§ **SHORT EXERCISE**:
Quote every line as written. Omit pictures.

§ **MATERIAL FOR THE TASK**:
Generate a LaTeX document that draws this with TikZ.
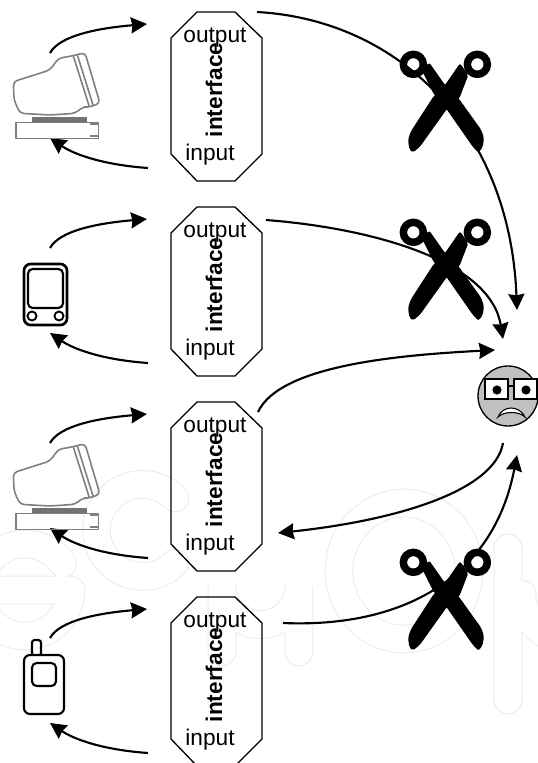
\documentclass[tikz,border=0pt]{standalone}
\usepackage{fontspec}
\setmainfont{Liberation Sans}
\usetikzlibrary{arrows.meta}
\tikzset{
  conn/.style={line width=1.6pt,-{Stealth[length=12pt,width=12pt,inset=1pt]}},
  octa/.style={draw=black,line width=1pt,fill=none,line join=miter},
  lbl/.style={font=\fontsize{17}{17}\selectfont,inner sep=0pt},
  vlbl/.style={font=\fontsize{17}{17}\selectfont\bfseries,inner sep=0pt,rotate=90},
  wm/.style={draw=black!8,line width=0.75pt,double=white,double distance=20pt,line cap=round},
  mon/.style={draw=black!50,line width=1.2pt,line join=round},
  dev/.style={draw=black,line width=1.6pt,rounded corners=3.5pt,fill=white}
}
\definecolor{facegray}{HTML}{C0C0C0}
\newcommand{\Scissors}[1]{%
  \begin{scope}[shift={(380,#1)},x=0.25pt,y=-0.25pt]
    \fill[black,rounded corners=1.5pt] (125,120) -- (148,98) -- (195,165) -- (238,208) -- (304,300) -- (312,325) -- (308,352) -- (295,368) -- (278,350) -- (200,238) -- (160,190) -- cycle;
    \fill[black,rounded corners=1.5pt] (265,135) -- (240,100) -- (195,165) -- (160,200) -- (92,305) -- (84,330) -- (88,358) -- (98,368) -- (120,350) -- (200,238) -- (238,205) -- cycle;
    \draw[black,line width=5.6pt] (100,103) circle (30);
    \draw[black,line width=5.6pt] (292,103) circle (30);
  \end{scope}}
\newcommand{\Monitor}[1]{%
  \begin{scope}[shift={(0,#1)},x=0.25pt,y=-0.25pt]
    \draw[mon,rounded corners=3pt] (40,245) -- (150,210) -- (175,175) -- (215,168) -- (255,158) -- (300,310) -- (265,322) -- (250,320) -- (225,340) -- (150,345) -- (60,340) -- (42,300) -- cycle;
    \draw[mon] (220,168) -- (268,320) (232,165) -- (280,318);
    \fill[black!55] (95,352) rectangle (260,368);
    \draw[mon] (48,368) rectangle (295,415);
    \draw[mon,line width=1.6pt] (270,373) -- (293,373) (270,408) -- (293,408);
  \end{scope}}
\begin{document}
\begin{tikzpicture}[x=0.75pt,y=-0.75pt]
\useasboundingbox (0,0) rectangle (538,763);
% watermark
\draw[wm] (71,590) arc (0:325:46) (-21,590) -- (71,590);
\draw[wm] (175,563) arc (45:315:46);
\draw[wm] (222,652) -- (222,586) arc (180:0:38.5) -- (299,652);
\draw[wm] (404,571) ellipse (65 and 68);
\draw[wm] (508,700) -- (508,548) (522,594) arc (180:60:46);
% rows
\foreach \i/\off in {1/0,2/195,3/390,4/585}{
  \begin{scope}[shift={(0,\off)}]
    \draw[octa] (197,12) -- (235,12) -- (262,38) -- (262,154) -- (235,181) -- (197,181) -- (171,154) -- (171,38) -- cycle;
    \node[vlbl] (iface\i) at (214,90) {interface};
    \node[lbl] (out\i) at (215,38) {output};
    \node[lbl] (in\i) at (210,155) {input};
    \coordinate (df\i) at (50,53);
    \coordinate (if\i) at (147,24);
    \coordinate (ib\i) at (148,168);
    \coordinate (db\i) at (50,138);
  \end{scope}
  \draw[conn] (df\i) .. controls +(10,-18) and +(-47,4) .. (if\i);
  \draw[conn] (ib\i) .. controls +(-43,-3) and +(25,17) .. (db\i);
}
% devices
\Monitor{0}
\Monitor{391}
\begin{scope}
  \node[dev,minimum width=32.25pt,minimum height=45.75pt,inner sep=0pt,line width=2pt,rounded corners=5pt] (pda) at (45.5,294.5) {};
  \node[dev,minimum width=26.25pt,minimum height=29.25pt,inner sep=0pt] (pdascr) at (45.5,288.5) {};
  \draw[black,line width=1.4pt] (32,316) circle (4.5) (59,316) circle (4.5);
\end{scope}
\node[dev,minimum width=6.75pt,minimum height=12pt,inner sep=0pt,rounded corners=2pt] (ant) at (36.5,648) {};
\node[dev,minimum width=30pt,minimum height=44.25pt,inner sep=0pt,rounded corners=4.5pt] (phone) at (44,684.5) {};
\node[dev,minimum width=18pt,minimum height=17.25pt,inner sep=0pt] (phscr) at (44,674.5) {};
% face
\node[circle,draw=black,line width=1pt,fill=facegray,minimum size=45pt,inner sep=0pt] (face) at (508,396) {};
\draw[black,line width=1pt,fill=white] (485,379) rectangle (508,399);
\draw[black,line width=1pt,fill=white] (514,379) rectangle (537,399);
\draw[black,line width=2.2pt] (508,386) -- (514,386);
\fill[black] (497,390) circle (4.6) (526,390) circle (4.6);
\draw[black,line width=0.8pt,fill=white] (498,417) .. controls (503,405) and (519,405) .. (525,417) .. controls (519,411) and (504,411) .. (498,417) -- cycle;
% long connectors
\coordinate (tA) at (517,310);
\coordinate (tB) at (503,339);
\coordinate (tC) at (495,350);
\coordinate (sD) at (503,443);
\coordinate (tD) at (278,533);
\coordinate (sA) at (257,12);
\coordinate (sB) at (266,220);
\coordinate (sC) at (258,412);
\coordinate (sE) at (283,623);
\coordinate (tE) at (517,455);
\Scissors{30}
\Scissors{198}
\Scissors{528}
\draw[conn] (sA) .. controls (400,20) and (510,130) .. (tA);
\draw[conn] (sB) .. controls (370,228) and (490,260) .. (tB);
\draw[conn] (sC) .. controls (280,365) and (400,355) .. (tC);
\draw[conn] (sD) .. controls (495,490) and (400,520) .. (tD);
\draw[conn] (sE) .. controls (400,628) and (493,580) .. (tE);
\end{tikzpicture}
\end{document}
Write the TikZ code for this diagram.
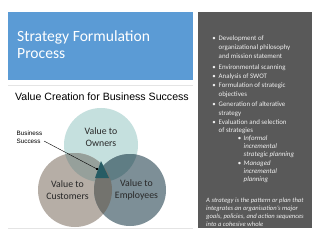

§ **SOLVED EXERCISE**:
Generate a LaTeX document that draws this with TikZ.
\documentclass[tikz,border=0pt]{standalone}
\usepackage{fontspec}
\setmainfont{Liberation Sans}
\usetikzlibrary{arrows.meta}
\tikzset{
  conn/.style={line width=1.6pt,-{Stealth[length=12pt,width=12pt,inset=1pt]}},
  octa/.style={draw=black,line width=1pt,fill=none,line join=miter},
  lbl/.style={font=\fontsize{17}{17}\selectfont,inner sep=0pt},
  vlbl/.style={font=\fontsize{17}{17}\selectfont\bfseries,inner sep=0pt,rotate=90},
  wm/.style={draw=black!8,line width=0.75pt,double=white,double distance=20pt,line cap=round},
  mon/.style={draw=black!50,line width=1.2pt,line join=round},
  dev/.style={draw=black,line width=1.6pt,rounded corners=3.5pt,fill=white}
}
\definecolor{facegray}{HTML}{C0C0C0}
\newcommand{\Scissors}[1]{%
  \begin{scope}[shift={(380,#1)},x=0.25pt,y=-0.25pt]
    \fill[black,rounded corners=1.5pt] (125,120) -- (148,98) -- (195,165) -- (238,208) -- (304,300) -- (312,325) -- (308,352) -- (295,368) -- (278,350) -- (200,238) -- (160,190) -- cycle;
    \fill[black,rounded corners=1.5pt] (265,135) -- (240,100) -- (195,165) -- (160,200) -- (92,305) -- (84,330) -- (88,358) -- (98,368) -- (120,350) -- (200,238) -- (238,205) -- cycle;
    \draw[black,line width=5.6pt] (100,103) circle (30);
    \draw[black,line width=5.6pt] (292,103) circle (30);
  \end{scope}}
\newcommand{\Monitor}[1]{%
  \begin{scope}[shift={(0,#1)},x=0.25pt,y=-0.25pt]
    \draw[mon,rounded corners=3pt] (40,245) -- (150,210) -- (175,175) -- (215,168) -- (255,158) -- (300,310) -- (265,322) -- (250,320) -- (225,340) -- (150,345) -- (60,340) -- (42,300) -- cycle;
    \draw[mon] (220,168) -- (268,320) (232,165) -- (280,318);
    \fill[black!55] (95,352) rectangle (260,368);
    \draw[mon] (48,368) rectangle (295,415);
    \draw[mon,line width=1.6pt] (270,373) -- (293,373) (270,408) -- (293,408);
  \end{scope}}
\begin{document}
\begin{tikzpicture}[x=0.75pt,y=-0.75pt]
\useasboundingbox (0,0) rectangle (538,763);
% watermark
\draw[wm] (71,590) arc (0:325:46) (-21,590) -- (71,590);
\draw[wm] (175,563) arc (45:315:46);
\draw[wm] (222,652) -- (222,586) arc (180:0:38.5) -- (299,652);
\draw[wm] (404,571) ellipse (65 and 68);
\draw[wm] (508,700) -- (508,548) (522,594) arc (180:60:46);
% rows
\foreach \i/\off in {1/0,2/195,3/390,4/585}{
  \begin{scope}[shift={(0,\off)}]
    \draw[octa] (197,12) -- (235,12) -- (262,38) -- (262,154) -- (235,181) -- (197,181) -- (171,154) -- (171,38) -- cycle;
    \node[vlbl] (iface\i) at (214,90) {interface};
    \node[lbl] (out\i) at (215,38) {output};
    \node[lbl] (in\i) at (210,155) {input};
    \coordinate (df\i) at (50,53);
    \coordinate (if\i) at (147,24);
    \coordinate (ib\i) at (148,168);
    \coordinate (db\i) at (50,138);
  \end{scope}
  \draw[conn] (df\i) .. controls +(10,-18) and +(-47,4) .. (if\i);
  \draw[conn] (ib\i) .. controls +(-43,-3) and +(25,17) .. (db\i);
}
% devices
\Monitor{0}
\Monitor{391}
\begin{scope}
  \node[dev,minimum width=32.25pt,minimum height=45.75pt,inner sep=0pt,line width=2pt,rounded corners=5pt] (pda) at (45.5,294.5) {};
  \node[dev,minimum width=26.25pt,minimum height=29.25pt,inner sep=0pt] (pdascr) at (45.5,288.5) {};
  \draw[black,line width=1.4pt] (32,316) circle (4.5) (59,316) circle (4.5);
\end{scope}
\node[dev,minimum width=6.75pt,minimum height=12pt,inner sep=0pt,rounded corners=2pt] (ant) at (36.5,648) {};
\node[dev,minimum width=30pt,minimum height=44.25pt,inner sep=0pt,rounded corners=4.5pt] (phone) at (44,684.5) {};
\node[dev,minimum width=18pt,minimum height=17.25pt,inner sep=0pt] (phscr) at (44,674.5) {};
% face
\node[circle,draw=black,line width=1pt,fill=facegray,minimum size=45pt,inner sep=0pt] (face) at (508,396) {};
\draw[black,line width=1pt,fill=white] (485,379) rectangle (508,399);
\draw[black,line width=1pt,fill=white] (514,379) rectangle (537,399);
\draw[black,line width=2.2pt] (508,386) -- (514,386);
\fill[black] (497,390) circle (4.6) (526,390) circle (4.6);
\draw[black,line width=0.8pt,fill=white] (498,417) .. controls (503,405) and (519,405) .. (525,417) .. controls (519,411) and (504,411) .. (498,417) -- cycle;
% long connectors
\coordinate (tA) at (517,310);
\coordinate (tB) at (503,339);
\coordinate (tC) at (495,350);
\coordinate (sD) at (503,443);
\coordinate (tD) at (278,533);
\coordinate (sA) at (257,12);
\coordinate (sB) at (266,220);
\coordinate (sC) at (258,412);
\coordinate (sE) at (283,623);
\coordinate (tE) at (517,455);
\Scissors{30}
\Scissors{198}
\Scissors{528}
\draw[conn] (sA) .. controls (400,20) and (510,130) .. (tA);
\draw[conn] (sB) .. controls (370,228) and (490,260) .. (tB);
\draw[conn] (sC) .. controls (280,365) and (400,355) .. (tC);
\draw[conn] (sD) .. controls (495,490) and (400,520) .. (tD);
\draw[conn] (sE) .. controls (400,628) and (493,580) .. (tE);
\end{tikzpicture}
\end{document}
Write the TikZ code for this diagram.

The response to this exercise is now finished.